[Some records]
◇ ◇ ◇ ◇ ◇ ◇ ◇

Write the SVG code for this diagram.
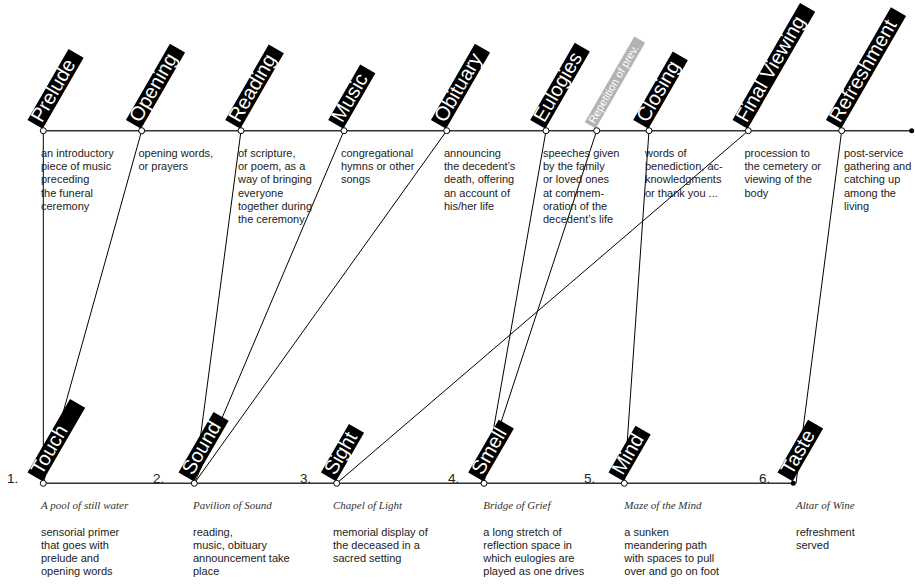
<svg xmlns="http://www.w3.org/2000/svg" width="915" height="584" viewBox="0 0 915 584">
<style>
.lbl rect{fill:#000}
.lbl text{fill:#fff;font-family:"Liberation Sans",Arial,sans-serif;font-size:20px}
.rep rect{fill:#b3b3b3}
.rep text{fill:#fff;font-family:"Liberation Sans",Arial,sans-serif;font-size:11px}
.desc{font-family:"Liberation Sans",Arial,sans-serif;font-size:11px;fill:#222}
.ttl{font-family:"Liberation Serif","Times New Roman",serif;font-style:italic;font-size:11px;fill:#333}
.num{font-family:"Liberation Sans",Arial,sans-serif;font-size:13.5px;fill:#222}
.axis{stroke:#333;stroke-width:1.5;fill:none}
.conn line{stroke:#000;stroke-width:1}
.dot{fill:#fff;stroke:#000;stroke-width:1}
.fdot{fill:#000}
</style>
<g id="timeline">
<line class="axis" x1="43.3" y1="130.7" x2="911.7" y2="130.7"/>
<line class="axis" x1="43.3" y1="483.3" x2="793.3" y2="483.3"/>
<circle class="fdot" cx="911.7" cy="130.7" r="2.5"/>
</g>
<g id="connectors" class="conn">
<line x1="43.3" y1="130.7" x2="43.3" y2="483.3"/>
<line x1="141.7" y1="130.7" x2="43.3" y2="483.3"/>
<line x1="241" y1="130.7" x2="194.3" y2="483.3"/>
<line x1="344" y1="130.7" x2="194.3" y2="483.3"/>
<line x1="446.7" y1="130.7" x2="194.3" y2="483.3"/>
<line x1="546" y1="130.7" x2="484" y2="483.3"/>
<line x1="596.7" y1="130.7" x2="481" y2="483.3"/>
<line x1="649" y1="130.7" x2="624.3" y2="483.3"/>
<line x1="748.3" y1="130.7" x2="336.7" y2="483.3"/>
<line x1="841.7" y1="130.7" x2="796" y2="483.3"/>
</g>
<g id="prelude">
<g class="lbl" transform="translate(41.8,128.2) rotate(-60)"><rect x="0" y="-16.5" width="82" height="17.5"/><text x="4" y="-2.5">Prelude</text></g>
<circle class="dot" cx="43.3" cy="130.7" r="3"/>
<text class="desc" x="41" y="157"><tspan x="41">an introductory</tspan><tspan x="41" dy="13.2">piece of music</tspan><tspan x="41" dy="13.2">preceding</tspan><tspan x="41" dy="13.2">the funeral</tspan><tspan x="41" dy="13.2">ceremony</tspan></text>
</g>
<g id="opening">
<g class="lbl" transform="translate(140.2,128.2) rotate(-60)"><rect x="0" y="-16.5" width="88" height="17.5"/><text x="4" y="-2.5">Opening</text></g>
<circle class="dot" cx="141.7" cy="130.7" r="3"/>
<text class="desc" x="138.5" y="157"><tspan x="138.5">opening words,</tspan><tspan x="138.5" dy="13.2">or prayers</tspan></text>
</g>
<g id="reading">
<g class="lbl" transform="translate(239.5,128.2) rotate(-60)"><rect x="0" y="-16.5" width="87" height="17.5"/><text x="4" y="-2.5">Reading</text></g>
<circle class="dot" cx="241" cy="130.7" r="3"/>
<text class="desc" x="238" y="157"><tspan x="238">of scripture,</tspan><tspan x="238" dy="13.2">or poem, as a</tspan><tspan x="238" dy="13.2">way of bringing</tspan><tspan x="238" dy="13.2">everyone</tspan><tspan x="238" dy="13.2">together during</tspan><tspan x="238" dy="13.2">the ceremony</tspan></text>
</g>
<g id="music">
<g class="lbl" transform="translate(342.5,128.2) rotate(-60)"><rect x="0" y="-16.5" width="64" height="17.5"/><text x="4" y="-2.5">Music</text></g>
<circle class="dot" cx="344" cy="130.7" r="3"/>
<text class="desc" x="341" y="157"><tspan x="341">congregational</tspan><tspan x="341" dy="13.2">hymns or other</tspan><tspan x="341" dy="13.2">songs</tspan></text>
</g>
<g id="obituary">
<g class="lbl" transform="translate(445.2,128.2) rotate(-60)"><rect x="0" y="-16.5" width="88" height="17.5"/><text x="4" y="-2.5">Obituary</text></g>
<circle class="dot" cx="446.7" cy="130.7" r="3"/>
<text class="desc" x="444" y="157"><tspan x="444">announcing</tspan><tspan x="444" dy="13.2">the decedent’s</tspan><tspan x="444" dy="13.2">death, offering</tspan><tspan x="444" dy="13.2">an account of</tspan><tspan x="444" dy="13.2">his/her life</tspan></text>
</g>
<g id="eulogies">
<g class="lbl" transform="translate(544.5,128.2) rotate(-60)"><rect x="0" y="-16.5" width="89" height="17.5"/><text x="4" y="-2.5">Eulogies</text></g>
<circle class="dot" cx="546" cy="130.7" r="3"/>
<text class="desc" x="543" y="157"><tspan x="543">speeches given</tspan><tspan x="543" dy="13.2">by the family</tspan><tspan x="543" dy="13.2">or loved ones</tspan><tspan x="543" dy="13.2">at commem-</tspan><tspan x="543" dy="13.2">oration of the</tspan><tspan x="543" dy="13.2">decedent’s life</tspan></text>
</g>
<g id="repetition">
<g class="rep" transform="translate(595.2,128.2) rotate(-60)"><rect x="0" y="-12" width="99" height="12.5"/><text x="3" y="-2.5">Repetition of prev.</text></g>
<circle class="dot" cx="596.7" cy="130.7" r="3"/>
</g>
<g id="closing">
<g class="lbl" transform="translate(647.5,128.2) rotate(-60)"><rect x="0" y="-16.5" width="79" height="17.5"/><text x="4" y="-2.5">Closing</text></g>
<circle class="dot" cx="649" cy="130.7" r="3"/>
<text class="desc" x="645" y="157"><tspan x="645">words of</tspan><tspan x="645" dy="13.2">benediction, ac-</tspan><tspan x="645" dy="13.2">knowledgments</tspan><tspan x="645" dy="13.2">or thank you ...</tspan></text>
</g>
<g id="final-viewing">
<g class="lbl" transform="translate(746.8,128.2) rotate(-60)"><rect x="0" y="-16.5" width="135" height="17.5"/><text x="4" y="-2.5">Final Viewing</text></g>
<circle class="dot" cx="748.3" cy="130.7" r="3"/>
<text class="desc" x="744.5" y="157"><tspan x="744.5">procession to</tspan><tspan x="744.5" dy="13.2">the cemetery or</tspan><tspan x="744.5" dy="13.2">viewing of the</tspan><tspan x="744.5" dy="13.2">body</tspan></text>
</g>
<g id="refreshment">
<g class="lbl" transform="translate(840.2,128.2) rotate(-60)"><rect x="0" y="-16.5" width="130" height="17.5"/><text x="4" y="-2.5">Refreshment</text></g>
<circle class="dot" cx="841.7" cy="130.7" r="3"/>
<text class="desc" x="844" y="157"><tspan x="844">post-service</tspan><tspan x="844" dy="13.2">gathering and</tspan><tspan x="844" dy="13.2">catching up</tspan><tspan x="844" dy="13.2">among the</tspan><tspan x="844" dy="13.2">living</tspan></text>
</g>
<g id="touch">
<text class="num" x="7" y="483.3">1.</text>
<g class="lbl" transform="translate(41.8,480.8) rotate(-60)"><rect x="0" y="-16.5" width="85" height="17.5"/><text x="4" y="-2.5">Touch</text></g>
<circle class="dot" cx="43.3" cy="483.3" r="3"/>
<text class="ttl" x="41" y="509">A pool of still water</text>
<text class="desc" x="41" y="535.5"><tspan x="41">sensorial primer</tspan><tspan x="41" dy="13.2">that goes with</tspan><tspan x="41" dy="13.2">prelude and</tspan><tspan x="41" dy="13.2">opening words</tspan></text>
</g>
<g id="sound">
<text class="num" x="153" y="483.3">2.</text>
<g class="lbl" transform="translate(192.8,480.8) rotate(-60)"><rect x="0" y="-16.5" width="70" height="17.5"/><text x="4" y="-2.5">Sound</text></g>
<circle class="dot" cx="194.3" cy="483.3" r="3"/>
<text class="ttl" x="193" y="509">Pavilion of Sound</text>
<text class="desc" x="193" y="535.5"><tspan x="193">reading,</tspan><tspan x="193" dy="13.2">music, obituary</tspan><tspan x="193" dy="13.2">announcement take</tspan><tspan x="193" dy="13.2">place</tspan></text>
</g>
<g id="sight">
<text class="num" x="300" y="483.3">3.</text>
<g class="lbl" transform="translate(335.2,480.8) rotate(-60)"><rect x="0" y="-16.5" width="56" height="17.5"/><text x="4" y="-2.5">Sight</text></g>
<circle class="dot" cx="336.7" cy="483.3" r="3"/>
<text class="ttl" x="333" y="509">Chapel of Light</text>
<text class="desc" x="333" y="535.5"><tspan x="333">memorial display of</tspan><tspan x="333" dy="13.2">the deceased in a</tspan><tspan x="333" dy="13.2">sacred setting</tspan></text>
</g>
<g id="smell">
<text class="num" x="448" y="483.3">4.</text>
<g class="lbl" transform="translate(482.5,480.8) rotate(-60)"><rect x="0" y="-16.5" width="61" height="17.5"/><text x="4" y="-2.5">Smell</text></g>
<circle class="dot" cx="484" cy="483.3" r="3"/>
<text class="ttl" x="483.3" y="509">Bridge of Grief</text>
<text class="desc" x="483.3" y="535.5"><tspan x="483.3">a long stretch of</tspan><tspan x="483.3" dy="13.2">reflection space in</tspan><tspan x="483.3" dy="13.2">which eulogies are</tspan><tspan x="483.3" dy="13.2">played as one drives</tspan></text>
</g>
<g id="mind">
<text class="num" x="584" y="483.3">5.</text>
<g class="lbl" transform="translate(622.8,480.8) rotate(-60)"><rect x="0" y="-16.5" width="54" height="17.5"/><text x="4" y="-2.5">Mind</text></g>
<circle class="dot" cx="624.3" cy="483.3" r="3"/>
<text class="ttl" x="624.3" y="509">Maze of the Mind</text>
<text class="desc" x="624.3" y="535.5"><tspan x="624.3">a sunken</tspan><tspan x="624.3" dy="13.2">meandering path</tspan><tspan x="624.3" dy="13.2">with spaces to pull</tspan><tspan x="624.3" dy="13.2">over and go on foot</tspan></text>
</g>
<g id="taste">
<text class="num" x="759" y="483.3">6.</text>
<g class="lbl" transform="translate(791.8,480.8) rotate(-60)"><rect x="0" y="-16.5" width="61" height="17.5"/><text x="4" y="-2.5">Taste</text></g>
<circle class="fdot" cx="793.3" cy="483.3" r="2.5"/>
<text class="ttl" x="796" y="509">Altar of Wine</text>
<text class="desc" x="796" y="535.5"><tspan x="796">refreshment</tspan><tspan x="796" dy="13.2">served</tspan></text>
</g>
</svg>
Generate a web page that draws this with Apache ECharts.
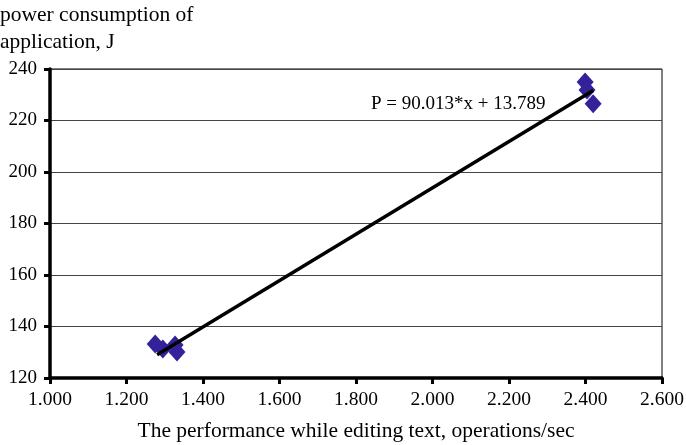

◇ ◇ ◇ ◇ ◇ ◇ ◇

* **OBJECTIVE**
Only lines that contain the word "this" are wanted; copy each of them.

* **EXERCISE RESPONSE**
Write the SVG code for this diagram.
Generate a web page that draws this with Apache ECharts.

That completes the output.